Poland 0-3 Colombia: This game was simple for both teams: Get the ball to their finishers up front. Poland employed an attacking 3-4-3 formation, looking for center creator Grzegorz Krychowiak to link up with Piotr Zielinski and Robert Lewandowski in the box, who is not the kind of striker who can create his own shot and needs service and crosses. For Poland and their 4-2-3-1 formation, their approach was to get the ball out on the feet of their left flank talisman James Rodriguez, the leading scorer in the 2014 World Cup, and let him bring the ball into the box for Radamel Falcao to finish, with Juan Cuadrado and Juan Quintero trailing in. This was a fast-paced game; less time spent in the middle third than you would have thought. Both teams played with a sense of urgency given their unexpected losses in their openers. The unfortunate byproduct of this urgency was that things got chippy and physical, as evinced by the number of injuries. Falcao was getting crosses, but more times than not he was taking on three center-backs all by himself; Cuadrado and Quintero weren’t giving him the trailing help he needed.

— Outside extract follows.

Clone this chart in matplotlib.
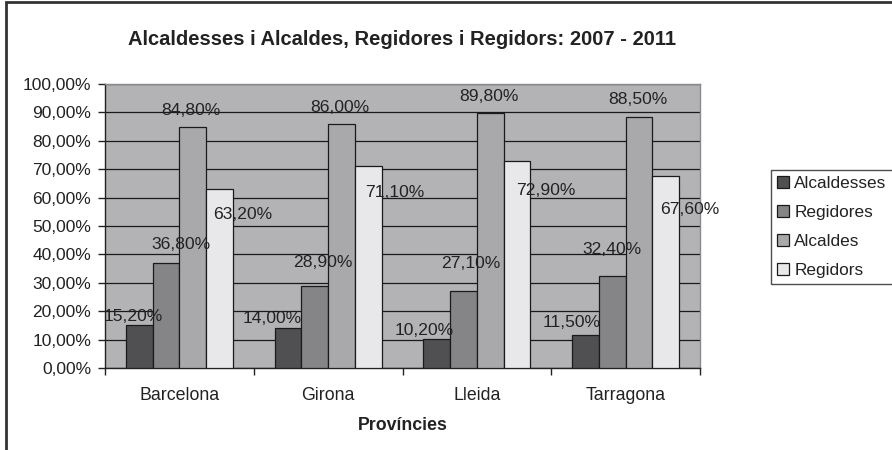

Colombia took a more long approach to getting forward, mostly down the right flank with Curadrado. Poland were are little more direct with their passing through the center with Krychowiak, but they just weren’t developing an offensive rhythm, just way too disjointed and unorganized. Surprised by how little thrusts forward Poland got from their wingers Maciej Rybus and Bartosz Bereszynski considering they only had a three-man backline. Yerry Mina used his height and hops in beautiful use on a set piece cross from, who else, James Rodriguez. At some point the Polish side was going to let somebody get behind them as they sent numbers forward to try to get back in the game. It happened in the 71st minute by Falcao, and it happened again in the 75th minute when Cuadrado finished a filthy pass by Rodriguez. Lewandowski was just handcuffed all day by Colombia’s center backs Mina and Davinson Sánchez. Stick a fork in Poland; they are DONE!